The task:
Only the lines from the start of the data to the line containing "[67.3,4],[69.3,3.4],[71.3,0.4],[73,0],[81,0],[82.3,0.5]];", both included, should be output, exactly and without pictures.

— Start —

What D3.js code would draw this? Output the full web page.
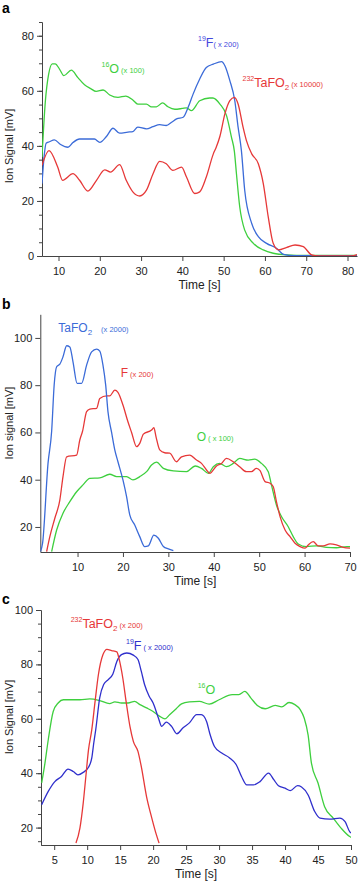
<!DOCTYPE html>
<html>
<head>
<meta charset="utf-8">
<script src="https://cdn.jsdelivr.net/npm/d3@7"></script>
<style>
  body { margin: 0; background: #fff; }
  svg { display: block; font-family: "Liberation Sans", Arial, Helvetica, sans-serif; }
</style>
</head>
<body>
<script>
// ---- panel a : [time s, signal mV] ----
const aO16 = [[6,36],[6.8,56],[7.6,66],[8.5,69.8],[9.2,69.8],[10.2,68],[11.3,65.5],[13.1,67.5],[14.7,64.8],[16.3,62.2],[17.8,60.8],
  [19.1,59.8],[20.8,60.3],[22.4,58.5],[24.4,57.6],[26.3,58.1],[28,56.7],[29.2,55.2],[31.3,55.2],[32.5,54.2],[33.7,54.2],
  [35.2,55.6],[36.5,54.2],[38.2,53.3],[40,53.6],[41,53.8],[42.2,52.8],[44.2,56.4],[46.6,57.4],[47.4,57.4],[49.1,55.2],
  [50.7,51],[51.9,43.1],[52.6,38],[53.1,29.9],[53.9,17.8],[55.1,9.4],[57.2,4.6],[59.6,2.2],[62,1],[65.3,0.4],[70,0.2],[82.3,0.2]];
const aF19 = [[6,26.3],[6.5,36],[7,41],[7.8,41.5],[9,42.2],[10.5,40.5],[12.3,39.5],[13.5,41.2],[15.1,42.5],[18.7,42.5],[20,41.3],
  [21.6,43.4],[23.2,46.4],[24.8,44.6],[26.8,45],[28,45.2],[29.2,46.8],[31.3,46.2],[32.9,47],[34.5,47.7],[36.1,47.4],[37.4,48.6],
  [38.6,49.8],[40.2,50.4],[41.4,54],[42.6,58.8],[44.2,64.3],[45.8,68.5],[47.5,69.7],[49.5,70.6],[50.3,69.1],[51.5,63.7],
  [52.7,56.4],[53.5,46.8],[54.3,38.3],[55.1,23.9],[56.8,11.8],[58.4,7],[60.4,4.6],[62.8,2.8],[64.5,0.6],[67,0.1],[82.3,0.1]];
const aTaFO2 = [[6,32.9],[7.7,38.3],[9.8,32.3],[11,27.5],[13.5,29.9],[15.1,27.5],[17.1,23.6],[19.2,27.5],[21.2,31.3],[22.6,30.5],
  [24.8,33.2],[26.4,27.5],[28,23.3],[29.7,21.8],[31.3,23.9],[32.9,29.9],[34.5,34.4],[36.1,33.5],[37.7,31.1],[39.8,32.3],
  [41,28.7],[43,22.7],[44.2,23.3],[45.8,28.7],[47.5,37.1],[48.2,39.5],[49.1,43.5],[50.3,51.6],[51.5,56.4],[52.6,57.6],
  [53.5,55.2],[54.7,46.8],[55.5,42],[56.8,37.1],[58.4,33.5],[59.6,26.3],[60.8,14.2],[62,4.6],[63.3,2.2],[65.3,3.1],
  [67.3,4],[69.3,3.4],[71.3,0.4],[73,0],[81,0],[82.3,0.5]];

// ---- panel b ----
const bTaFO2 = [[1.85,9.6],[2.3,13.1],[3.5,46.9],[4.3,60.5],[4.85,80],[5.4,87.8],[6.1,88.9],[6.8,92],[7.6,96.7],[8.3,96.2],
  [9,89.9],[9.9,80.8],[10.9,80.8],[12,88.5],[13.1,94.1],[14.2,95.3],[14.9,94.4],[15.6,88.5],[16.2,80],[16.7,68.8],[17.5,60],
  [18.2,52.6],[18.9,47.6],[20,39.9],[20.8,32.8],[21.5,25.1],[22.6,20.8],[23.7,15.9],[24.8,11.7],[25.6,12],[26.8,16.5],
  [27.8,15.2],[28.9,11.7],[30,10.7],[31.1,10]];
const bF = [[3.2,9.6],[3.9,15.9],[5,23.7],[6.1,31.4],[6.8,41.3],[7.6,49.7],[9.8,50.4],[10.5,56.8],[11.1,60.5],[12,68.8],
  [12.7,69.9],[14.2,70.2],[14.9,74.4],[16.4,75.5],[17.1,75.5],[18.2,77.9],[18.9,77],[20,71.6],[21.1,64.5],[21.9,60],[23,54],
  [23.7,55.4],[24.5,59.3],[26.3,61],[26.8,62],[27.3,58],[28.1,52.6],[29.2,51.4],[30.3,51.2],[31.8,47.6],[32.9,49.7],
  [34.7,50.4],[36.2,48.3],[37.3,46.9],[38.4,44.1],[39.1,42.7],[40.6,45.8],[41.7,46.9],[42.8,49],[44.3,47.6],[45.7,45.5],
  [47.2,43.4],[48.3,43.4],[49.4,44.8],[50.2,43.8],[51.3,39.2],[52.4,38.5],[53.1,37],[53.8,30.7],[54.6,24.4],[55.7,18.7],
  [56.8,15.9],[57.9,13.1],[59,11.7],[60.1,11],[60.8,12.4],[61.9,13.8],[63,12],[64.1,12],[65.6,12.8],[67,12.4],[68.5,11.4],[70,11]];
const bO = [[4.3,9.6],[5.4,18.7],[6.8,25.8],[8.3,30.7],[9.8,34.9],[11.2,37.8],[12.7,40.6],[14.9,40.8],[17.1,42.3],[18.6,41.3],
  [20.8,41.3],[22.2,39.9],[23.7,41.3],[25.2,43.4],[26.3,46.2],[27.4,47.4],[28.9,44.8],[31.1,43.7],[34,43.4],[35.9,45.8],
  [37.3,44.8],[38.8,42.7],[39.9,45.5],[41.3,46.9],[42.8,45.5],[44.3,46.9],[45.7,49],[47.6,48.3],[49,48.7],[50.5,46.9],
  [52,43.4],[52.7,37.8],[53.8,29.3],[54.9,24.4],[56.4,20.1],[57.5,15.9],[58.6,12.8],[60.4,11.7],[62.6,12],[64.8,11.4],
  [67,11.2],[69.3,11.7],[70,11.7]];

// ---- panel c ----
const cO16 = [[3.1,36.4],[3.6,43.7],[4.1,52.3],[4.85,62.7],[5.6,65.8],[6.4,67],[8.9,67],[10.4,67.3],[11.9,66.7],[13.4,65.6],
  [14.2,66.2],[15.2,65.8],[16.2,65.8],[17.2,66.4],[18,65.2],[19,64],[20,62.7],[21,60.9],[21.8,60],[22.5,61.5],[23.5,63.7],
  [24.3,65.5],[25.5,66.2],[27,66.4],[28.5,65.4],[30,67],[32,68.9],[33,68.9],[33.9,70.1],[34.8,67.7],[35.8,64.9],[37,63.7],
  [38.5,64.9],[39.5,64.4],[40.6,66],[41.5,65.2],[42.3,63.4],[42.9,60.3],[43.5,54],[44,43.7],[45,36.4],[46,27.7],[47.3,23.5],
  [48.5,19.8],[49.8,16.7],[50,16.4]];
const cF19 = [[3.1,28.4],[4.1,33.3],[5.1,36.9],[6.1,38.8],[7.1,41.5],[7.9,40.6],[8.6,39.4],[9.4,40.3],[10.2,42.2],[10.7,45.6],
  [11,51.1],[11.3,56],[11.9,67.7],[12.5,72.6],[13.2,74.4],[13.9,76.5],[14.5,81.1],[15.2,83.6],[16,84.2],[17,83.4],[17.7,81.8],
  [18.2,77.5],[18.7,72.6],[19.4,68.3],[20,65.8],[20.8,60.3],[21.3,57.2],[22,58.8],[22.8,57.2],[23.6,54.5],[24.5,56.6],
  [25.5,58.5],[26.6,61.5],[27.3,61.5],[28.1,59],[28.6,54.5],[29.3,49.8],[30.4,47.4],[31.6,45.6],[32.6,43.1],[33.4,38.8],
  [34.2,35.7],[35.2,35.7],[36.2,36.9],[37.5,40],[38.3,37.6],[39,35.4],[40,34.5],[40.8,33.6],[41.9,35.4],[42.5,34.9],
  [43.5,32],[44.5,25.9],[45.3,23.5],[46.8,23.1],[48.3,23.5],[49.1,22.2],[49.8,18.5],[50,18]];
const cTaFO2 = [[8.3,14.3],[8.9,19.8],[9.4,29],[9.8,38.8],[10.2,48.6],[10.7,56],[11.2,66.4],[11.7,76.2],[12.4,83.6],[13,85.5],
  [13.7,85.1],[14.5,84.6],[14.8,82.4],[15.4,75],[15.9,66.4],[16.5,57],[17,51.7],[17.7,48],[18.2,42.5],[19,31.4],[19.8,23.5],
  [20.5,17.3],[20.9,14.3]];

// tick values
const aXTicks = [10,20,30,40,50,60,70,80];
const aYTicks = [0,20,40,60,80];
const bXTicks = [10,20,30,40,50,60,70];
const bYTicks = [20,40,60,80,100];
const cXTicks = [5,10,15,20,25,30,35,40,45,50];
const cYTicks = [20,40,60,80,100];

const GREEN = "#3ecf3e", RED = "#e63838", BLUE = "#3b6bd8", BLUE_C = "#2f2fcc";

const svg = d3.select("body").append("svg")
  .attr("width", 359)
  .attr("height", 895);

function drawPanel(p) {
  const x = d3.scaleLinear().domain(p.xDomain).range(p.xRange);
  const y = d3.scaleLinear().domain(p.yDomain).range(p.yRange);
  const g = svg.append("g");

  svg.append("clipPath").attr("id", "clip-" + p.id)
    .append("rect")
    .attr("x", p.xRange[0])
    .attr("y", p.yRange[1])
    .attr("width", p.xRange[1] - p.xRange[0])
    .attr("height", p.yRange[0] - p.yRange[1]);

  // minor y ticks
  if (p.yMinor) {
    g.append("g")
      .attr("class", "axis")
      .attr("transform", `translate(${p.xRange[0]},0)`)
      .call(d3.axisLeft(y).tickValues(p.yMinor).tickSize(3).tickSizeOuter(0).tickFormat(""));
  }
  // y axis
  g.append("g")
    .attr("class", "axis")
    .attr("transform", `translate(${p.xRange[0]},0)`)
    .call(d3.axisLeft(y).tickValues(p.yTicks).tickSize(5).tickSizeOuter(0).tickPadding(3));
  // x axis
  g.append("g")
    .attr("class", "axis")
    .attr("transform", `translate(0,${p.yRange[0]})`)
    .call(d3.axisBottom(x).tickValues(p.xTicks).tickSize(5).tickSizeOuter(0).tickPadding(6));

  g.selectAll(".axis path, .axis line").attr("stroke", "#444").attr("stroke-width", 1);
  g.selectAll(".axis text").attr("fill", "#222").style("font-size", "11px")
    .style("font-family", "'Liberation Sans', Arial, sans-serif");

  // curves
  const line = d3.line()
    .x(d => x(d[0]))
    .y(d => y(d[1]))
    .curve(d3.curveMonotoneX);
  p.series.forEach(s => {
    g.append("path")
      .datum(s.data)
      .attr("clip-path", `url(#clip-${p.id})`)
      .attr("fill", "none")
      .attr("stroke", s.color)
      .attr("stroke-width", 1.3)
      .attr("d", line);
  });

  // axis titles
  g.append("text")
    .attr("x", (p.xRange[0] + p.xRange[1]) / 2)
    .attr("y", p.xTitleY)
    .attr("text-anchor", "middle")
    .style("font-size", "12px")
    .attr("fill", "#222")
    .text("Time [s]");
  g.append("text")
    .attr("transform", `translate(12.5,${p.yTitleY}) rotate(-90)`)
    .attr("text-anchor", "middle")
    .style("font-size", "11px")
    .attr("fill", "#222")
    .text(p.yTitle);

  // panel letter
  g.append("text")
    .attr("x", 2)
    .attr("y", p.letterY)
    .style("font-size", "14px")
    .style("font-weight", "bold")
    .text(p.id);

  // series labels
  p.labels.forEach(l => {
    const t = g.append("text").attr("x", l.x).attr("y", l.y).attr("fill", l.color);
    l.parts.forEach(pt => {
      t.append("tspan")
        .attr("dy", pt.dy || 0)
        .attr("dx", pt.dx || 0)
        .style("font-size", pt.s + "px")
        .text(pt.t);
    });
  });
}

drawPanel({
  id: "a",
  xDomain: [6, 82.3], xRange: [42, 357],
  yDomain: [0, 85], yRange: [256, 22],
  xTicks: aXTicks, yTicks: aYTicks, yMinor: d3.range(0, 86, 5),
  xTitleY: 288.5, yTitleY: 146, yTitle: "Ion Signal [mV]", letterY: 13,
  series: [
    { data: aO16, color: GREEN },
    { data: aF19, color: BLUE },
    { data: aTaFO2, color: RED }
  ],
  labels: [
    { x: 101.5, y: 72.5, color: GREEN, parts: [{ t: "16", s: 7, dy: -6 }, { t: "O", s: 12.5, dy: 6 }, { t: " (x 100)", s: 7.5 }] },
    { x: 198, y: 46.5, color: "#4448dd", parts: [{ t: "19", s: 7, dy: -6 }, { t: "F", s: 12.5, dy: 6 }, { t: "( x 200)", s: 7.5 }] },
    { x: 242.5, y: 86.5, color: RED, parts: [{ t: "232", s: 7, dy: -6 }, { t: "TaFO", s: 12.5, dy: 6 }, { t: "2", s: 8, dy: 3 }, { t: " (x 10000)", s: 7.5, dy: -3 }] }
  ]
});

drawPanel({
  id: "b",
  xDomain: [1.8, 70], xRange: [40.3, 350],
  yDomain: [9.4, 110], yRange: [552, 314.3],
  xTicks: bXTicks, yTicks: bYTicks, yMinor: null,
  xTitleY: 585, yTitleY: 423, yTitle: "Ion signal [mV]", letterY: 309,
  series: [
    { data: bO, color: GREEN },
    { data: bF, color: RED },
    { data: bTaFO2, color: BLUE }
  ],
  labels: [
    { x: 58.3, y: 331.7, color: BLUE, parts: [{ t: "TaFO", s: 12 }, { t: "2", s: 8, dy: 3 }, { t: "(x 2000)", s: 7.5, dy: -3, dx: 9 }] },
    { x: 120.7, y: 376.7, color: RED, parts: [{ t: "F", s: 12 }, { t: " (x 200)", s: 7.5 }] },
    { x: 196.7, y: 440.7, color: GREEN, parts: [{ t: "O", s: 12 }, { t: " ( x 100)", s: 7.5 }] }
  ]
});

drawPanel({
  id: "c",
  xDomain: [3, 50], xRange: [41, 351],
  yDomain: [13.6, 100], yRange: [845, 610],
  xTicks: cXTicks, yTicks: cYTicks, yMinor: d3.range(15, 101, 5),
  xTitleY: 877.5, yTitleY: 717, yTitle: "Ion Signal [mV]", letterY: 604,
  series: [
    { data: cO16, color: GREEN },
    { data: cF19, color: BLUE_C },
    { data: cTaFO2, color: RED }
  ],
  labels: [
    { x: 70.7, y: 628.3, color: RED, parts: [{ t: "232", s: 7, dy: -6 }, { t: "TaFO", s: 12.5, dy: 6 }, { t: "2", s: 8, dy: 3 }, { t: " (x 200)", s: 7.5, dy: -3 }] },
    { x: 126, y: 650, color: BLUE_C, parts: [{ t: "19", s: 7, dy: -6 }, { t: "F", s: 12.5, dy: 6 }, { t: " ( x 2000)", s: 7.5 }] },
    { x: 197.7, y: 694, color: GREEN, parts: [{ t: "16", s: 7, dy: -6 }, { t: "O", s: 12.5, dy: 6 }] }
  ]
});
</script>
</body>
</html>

— End —

Solution for this task:
What D3.js code would draw this? Output the full web page.
<!DOCTYPE html>
<html>
<head>
<meta charset="utf-8">
<script src="https://cdn.jsdelivr.net/npm/d3@7"></script>
<style>
  body { margin: 0; background: #fff; }
  svg { display: block; font-family: "Liberation Sans", Arial, Helvetica, sans-serif; }
</style>
</head>
<body>
<script>
// ---- panel a : [time s, signal mV] ----
const aO16 = [[6,36],[6.8,56],[7.6,66],[8.5,69.8],[9.2,69.8],[10.2,68],[11.3,65.5],[13.1,67.5],[14.7,64.8],[16.3,62.2],[17.8,60.8],
  [19.1,59.8],[20.8,60.3],[22.4,58.5],[24.4,57.6],[26.3,58.1],[28,56.7],[29.2,55.2],[31.3,55.2],[32.5,54.2],[33.7,54.2],
  [35.2,55.6],[36.5,54.2],[38.2,53.3],[40,53.6],[41,53.8],[42.2,52.8],[44.2,56.4],[46.6,57.4],[47.4,57.4],[49.1,55.2],
  [50.7,51],[51.9,43.1],[52.6,38],[53.1,29.9],[53.9,17.8],[55.1,9.4],[57.2,4.6],[59.6,2.2],[62,1],[65.3,0.4],[70,0.2],[82.3,0.2]];
const aF19 = [[6,26.3],[6.5,36],[7,41],[7.8,41.5],[9,42.2],[10.5,40.5],[12.3,39.5],[13.5,41.2],[15.1,42.5],[18.7,42.5],[20,41.3],
  [21.6,43.4],[23.2,46.4],[24.8,44.6],[26.8,45],[28,45.2],[29.2,46.8],[31.3,46.2],[32.9,47],[34.5,47.7],[36.1,47.4],[37.4,48.6],
  [38.6,49.8],[40.2,50.4],[41.4,54],[42.6,58.8],[44.2,64.3],[45.8,68.5],[47.5,69.7],[49.5,70.6],[50.3,69.1],[51.5,63.7],
  [52.7,56.4],[53.5,46.8],[54.3,38.3],[55.1,23.9],[56.8,11.8],[58.4,7],[60.4,4.6],[62.8,2.8],[64.5,0.6],[67,0.1],[82.3,0.1]];
const aTaFO2 = [[6,32.9],[7.7,38.3],[9.8,32.3],[11,27.5],[13.5,29.9],[15.1,27.5],[17.1,23.6],[19.2,27.5],[21.2,31.3],[22.6,30.5],
  [24.8,33.2],[26.4,27.5],[28,23.3],[29.7,21.8],[31.3,23.9],[32.9,29.9],[34.5,34.4],[36.1,33.5],[37.7,31.1],[39.8,32.3],
  [41,28.7],[43,22.7],[44.2,23.3],[45.8,28.7],[47.5,37.1],[48.2,39.5],[49.1,43.5],[50.3,51.6],[51.5,56.4],[52.6,57.6],
  [53.5,55.2],[54.7,46.8],[55.5,42],[56.8,37.1],[58.4,33.5],[59.6,26.3],[60.8,14.2],[62,4.6],[63.3,2.2],[65.3,3.1],
  [67.3,4],[69.3,3.4],[71.3,0.4],[73,0],[81,0],[82.3,0.5]];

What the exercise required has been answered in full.